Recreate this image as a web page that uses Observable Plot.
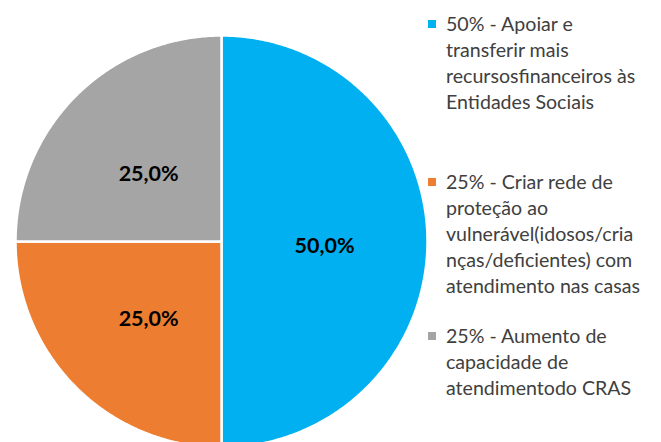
<!DOCTYPE html>
<html>
<head>
<meta charset="utf-8">
<script src="https://cdn.jsdelivr.net/npm/d3@7"></script>
<script src="https://cdn.jsdelivr.net/npm/@observablehq/plot@0.6"></script>
<style>
  html, body { margin: 0; padding: 0; background: #fff; }
  #wrap { position: relative; width: 661px; height: 442px; overflow: hidden; font-family: Lato, "Open Sans", sans-serif; }
  #legend { position: absolute; left: 428px; top: 0; color: #404040; font-size: 19.6px; line-height: 26px; }
  .item { position: absolute; left: 0; white-space: nowrap; }
  .sw { position: absolute; left: 0; width: 8px; height: 8px; }
  .txt { position: absolute; left: 18px; }
</style>
</head>
<body>
<div id="wrap"><div id="chart"></div><div id="legend"></div></div>
<script>
const categories = ["Apoiar e transferir mais recursos financeiros às Entidades Sociais",
                    "Criar rede de proteção ao vulnerável",
                    "Aumento de capacidade de atendimento do CRAS"];
const values = [50, 25, 25];
const colors = ["#00B0F0", "#ED7D31", "#A5A5A5"];
const legendLines = [
  ["50% - Apoiar e", "transferir mais", "recursosfinanceiros às", "Entidades Sociais"],
  ["25% - Criar rede de", "proteção ao", "vulnerável(idosos/cria", "nças/deficientes) com", "atendimento nas casas"],
  ["25% - Aumento de", "capacidade de", "atendimentodo CRAS"]
];

const total = d3.sum(values);
const arcs = d3.pie().sort(null).value(d => d)(values);

// polygon outline of each slice on the unit circle (angle 0 = 12 o'clock, clockwise)
const poly = [];
arcs.forEach((a, i) => {
  poly.push({cat: categories[i], x: 0, y: 0, i});
  const n = Math.max(2, Math.ceil((a.endAngle - a.startAngle) / 0.01));
  for (let k = 0; k <= n; k++) {
    const t = a.startAngle + (a.endAngle - a.startAngle) * k / n;
    poly.push({cat: categories[i], x: Math.sin(t), y: Math.cos(t), i});
  }
});
const labels = arcs.map((a, i) => {
  const m = (a.startAngle + a.endAngle) / 2;
  return {x: 0.5 * Math.sin(m), y: 0.5 * Math.cos(m),
          text: (values[i] / total * 100).toFixed(1).replace(".", ",") + "%"};
});

const R = 206, cx = 221, cy = 241;
const chart = Plot.plot({
  width: 661, height: 442,
  margin: 0,
  x: {domain: [-1, 1], range: [cx - R, cx + R], axis: null},
  y: {domain: [-1, 1], range: [cy + R, cy - R], axis: null},
  color: {domain: categories, range: colors},
  marks: [
    Plot.line(poly, {x: "x", y: "y", z: "cat", fill: "cat", stroke: "white", strokeWidth: 2.5, curve: "linear-closed"}),
    Plot.text(labels, {x: "x", y: "y", text: "text", dy: 5, fontSize: 21.5, fontWeight: "bold", fill: "#000", fontFamily: "Lato, 'Open Sans', sans-serif"})
  ]
});
document.getElementById("chart").appendChild(chart);

const itemTops = [11, 169, 323];
const legend = document.getElementById("legend");
legendLines.forEach((lines, i) => {
  const it = document.createElement("div");
  it.className = "item";
  it.style.top = itemTops[i] + "px";
  const sw = document.createElement("div");
  sw.className = "sw";
  sw.style.background = colors[i];
  sw.style.top = "9px";
  const tx = document.createElement("div");
  tx.className = "txt";
  tx.innerHTML = lines.join("<br>");
  it.appendChild(sw); it.appendChild(tx);
  legend.appendChild(it);
});
</script>
</body>
</html>
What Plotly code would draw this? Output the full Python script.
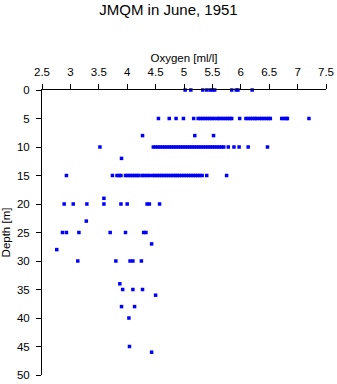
import plotly.graph_objects as go

# Depth levels [m] and oxygen readings [ml/l] at each level
depths = [0, 5, 8, 10, 12, 15, 19, 20, 23, 25, 27, 28, 30, 34, 35, 36, 38, 40, 45, 46]

oxy_0m = [5.02, 5.12, 5.33, 5.40, 5.46, 5.50, 5.54, 5.84, 5.92, 5.95, 6.20]
oxy_5m = [4.55, 4.74, 4.86, 4.99, 5.17,
          5.25, 5.29, 5.33, 5.37, 5.41, 5.45, 5.49, 5.53, 5.58,
          5.61, 5.65, 5.69, 5.73, 5.77, 5.81, 5.84, 5.98,
          6.09, 6.13, 6.17, 6.21, 6.25, 6.28,
          6.33, 6.37, 6.41, 6.45, 6.49, 6.52,
          6.72, 6.76, 6.80, 6.82, 7.20]
oxy_8m = [4.27, 5.19, 5.52]
oxy_10m = [3.52,
           4.46, 4.50, 4.54, 4.58, 4.62, 4.66, 4.70, 4.74, 4.78, 4.82, 4.86,
           4.90, 4.94, 4.98, 5.02, 5.06, 5.10, 5.14, 5.18, 5.22, 5.26, 5.30,
           5.34, 5.38, 5.42, 5.46, 5.50, 5.54, 5.58, 5.62, 5.66, 5.70,
           5.78, 5.88, 5.97, 6.13, 6.47]
oxy_12m = [3.90]
oxy_15m = [2.93, 3.74, 3.82, 3.86, 3.89,
           3.97, 4.01, 4.05, 4.09, 4.13, 4.17, 4.20,
           4.26, 4.30, 4.35, 4.39,
           4.45, 4.49, 4.53, 4.57, 4.61, 4.65, 4.69, 4.73, 4.77, 4.81, 4.85, 4.88,
           4.92, 4.96, 5.00, 5.04, 5.08, 5.12, 5.16, 5.20, 5.24, 5.28, 5.32,
           5.40, 5.75]
oxy_19m = [3.59]
oxy_20m = [2.89, 3.05, 3.29, 3.59, 3.89, 4.00, 4.35, 4.39, 4.57]
oxy_23m = [3.28]
oxy_25m = [2.86, 2.93, 3.15, 3.70, 3.97, 4.29, 4.33]
oxy_27m = [4.43]
oxy_28m = [2.76]
oxy_30m = [3.13, 3.80, 4.05, 4.10, 4.25]
oxy_34m = [3.87]
oxy_35m = [3.92, 4.10, 4.27]
oxy_36m = [4.50]
oxy_38m = [3.90, 4.13]
oxy_40m = [4.03]
oxy_45m = [4.04]
oxy_46m = [4.43]

rows = [oxy_0m, oxy_5m, oxy_8m, oxy_10m, oxy_12m, oxy_15m, oxy_19m, oxy_20m,
        oxy_23m, oxy_25m, oxy_27m, oxy_28m, oxy_30m, oxy_34m, oxy_35m, oxy_36m,
        oxy_38m, oxy_40m, oxy_45m, oxy_46m]

x_vals, y_vals = [], []
for d, r in zip(depths, rows):
    x_vals += r
    y_vals += [d] * len(r)

x_ticks = [2.5, 3, 3.5, 4, 4.5, 5, 5.5, 6, 6.5, 7, 7.5]
y_ticks = [0, 5, 10, 15, 20, 25, 30, 35, 40, 45, 50]

FONT = "Liberation Sans, Arial, sans-serif"

fig = go.Figure(go.Scatter(
    x=x_vals, y=y_vals, mode="markers",
    marker=dict(symbol="square", size=3.5, color="#0000ff", line=dict(width=0)),
    cliponaxis=False, showlegend=False,
))

axis_common = dict(
    showgrid=False, zeroline=False, showline=True, linecolor="black", linewidth=1,
    ticks="outside", ticklen=5, tickwidth=1, tickcolor="black",
    tickfont=dict(family=FONT, size=11.5, color="black"),
    automargin=False,
)

fig.update_layout(
    width=337, height=384,
    margin=dict(l=42, r=11, t=90, b=9),
    paper_bgcolor="white", plot_bgcolor="white",
    font=dict(family=FONT, color="black"),
    title=dict(text="JMQM in June, 1951", x=0.5, xanchor="center",
               y=1 - 9.5 / 384, yanchor="middle", yref="container",
               font=dict(family=FONT, size=15, color="black")),
    xaxis=dict(range=[2.5, 7.5], side="top", tickvals=x_ticks,
               ticktext=[f"{v:g}" for v in x_ticks], ticklabelstandoff=3,
               title=dict(text="Oxygen [ml/l]", standoff=1,
                          font=dict(family=FONT, size=11.5, color="black")),
               **axis_common),
    yaxis=dict(range=[50, 0], tickvals=y_ticks,
               ticktext=[str(v) for v in y_ticks], ticklabelstandoff=4,
               title=dict(text="Depth [m]", standoff=6,
                          font=dict(family=FONT, size=11.5, color="black")),
               **axis_common),
)

fig.write_html("out.html")
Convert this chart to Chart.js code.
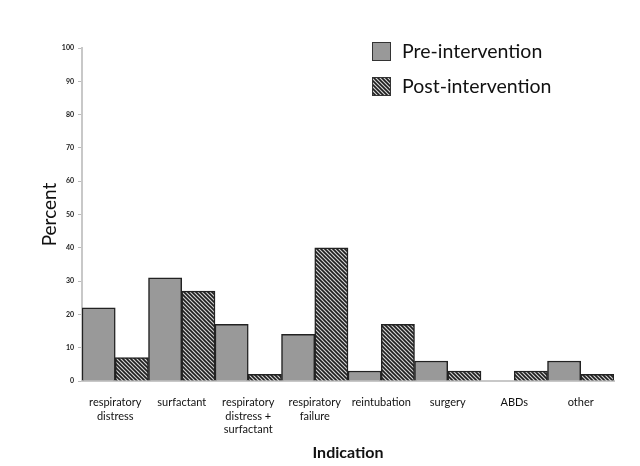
<!DOCTYPE html>
<html>
<head>
<meta charset="utf-8">
<script src="https://cdn.jsdelivr.net/npm/chart.js@4.4.0/dist/chart.umd.min.js"></script>
<style>
  html, body { margin: 0; padding: 0; background: #fff; }
  #wrap { width: 640px; height: 466px; position: relative; }
</style>
</head>
<body>
<div id="wrap"><canvas id="indicationChart" width="640" height="466"></canvas></div>
<script>
// --- Data ---
var categories = [
    ['respiratory', 'distress'],
    'surfactant',
    ['respiratory', 'distress +', 'surfactant'],
    ['respiratory', 'failure'],
    'reintubation',
    'surgery',
    'ABDs',
    'other'
];
var preIntervention = [22, 31, 17, 14, 3, 6, 0, 6];
var postIntervention = [7, 27, 2, 40, 17, 3, 3, 2];
var yTicks = [0, 10, 20, 30, 40, 50, 60, 70, 80, 90, 100];
var seriesNames = ['Pre-intervention', 'Post-intervention'];

var FONT = 'Lato, "Open Sans", sans-serif';

// --- Hatch pattern for post-intervention bars ---
function makeHatch() {
    var c = document.createElement('canvas');
    c.width = 4; c.height = 4;
    var g = c.getContext('2d');
    g.fillStyle = '#d4d4d4';
    g.fillRect(0, 0, 4, 4);
    g.strokeStyle = '#1e1e1e';
    g.lineWidth = 1.6;
    g.beginPath();
    g.moveTo(-1, -1); g.lineTo(5, 5);
    g.moveTo(-1, 3); g.lineTo(1, 5);
    g.moveTo(3, -1); g.lineTo(5, 1);
    g.stroke();
    return g.createPattern(c, 'repeat');
}

var ctx = document.getElementById('indicationChart').getContext('2d');
var hatch = makeHatch();
var preColor = '#999999';

// --- Custom legend drawn in the top right of the plot ---
var boxLegend = {
    id: 'boxLegend',
    afterDraw: function(chart) {
        var g = chart.ctx;
        var a = chart.chartArea;
        var x = a.left + 290, y = a.top - 6;
        var fills = [preColor, hatch];
        g.save();
        g.font = '19.5px ' + FONT;
        g.textBaseline = 'middle';
        for (var i = 0; i < 2; i++) {
            var by = y + i * 35;
            g.fillStyle = fills[i];
            g.fillRect(x, by, 19, 19);
            g.strokeStyle = '#333';
            g.lineWidth = 1;
            g.strokeRect(x + 0.5, by + 0.5, 18, 18);
            g.fillStyle = '#111';
            g.fillText(seriesNames[i], x + 30, by + 10);
        }
        g.restore();
    }
};

var chart = new Chart(ctx, {
    type: 'bar',
    data: {
        labels: categories,
        datasets: [{
            label: seriesNames[0],
            data: preIntervention,
            backgroundColor: preColor,
            borderColor: '#222',
            borderWidth: 1.5,
            barPercentage: 1,
            categoryPercentage: 1
        }, {
            label: seriesNames[1],
            data: postIntervention,
            backgroundColor: hatch,
            borderColor: '#222',
            borderWidth: 1.5,
            barPercentage: 1,
            categoryPercentage: 1
        }]
    },
    options: {
        responsive: false,
        animation: false,
        layout: { padding: { top: 48, right: 26, left: 0, bottom: 0 } },
        plugins: {
            legend: { display: false },
            tooltip: { enabled: false }
        },
        scales: {
            x: {
                grid: { display: false },
                border: { color: '#c8c8c8', width: 2 },
                ticks: {
                    color: '#111',
                    font: { family: FONT, size: 11, lineHeight: 1.27 },
                    maxRotation: 0,
                    autoSkip: false,
                    padding: 6
                },
                title: {
                    display: true,
                    text: 'Indication',
                    color: '#111',
                    font: { family: FONT, size: 16, weight: 'bold' },
                    padding: { top: 14 }
                },
                afterFit: function(scale) { scale.height = 466 - 381; }
            },
            y: {
                min: 0,
                max: 100,
                afterBuildTicks: function(scale) {
                    scale.ticks = yTicks.map(function(v) { return { value: v }; });
                },
                grid: { drawOnChartArea: false, drawTicks: true, tickLength: 4, color: '#bbb' },
                border: { color: '#c8c8c8', width: 2 },
                ticks: {
                    color: '#222',
                    font: { family: FONT, size: 7, weight: 'bold' },
                    padding: 4
                },
                title: {
                    display: true,
                    text: 'Percent',
                    color: '#111',
                    font: { family: FONT, size: 19 },
                    padding: { top: 38, bottom: 0 }
                },
                afterFit: function(scale) { scale.width = 82; }
            }
        }
    },
    plugins: [boxLegend]
});
</script>
</body>
</html>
::::
### [What you will do]
Work out the number of lines in this listing that include the word "code". Reply with that number only.

### [Written solution]
2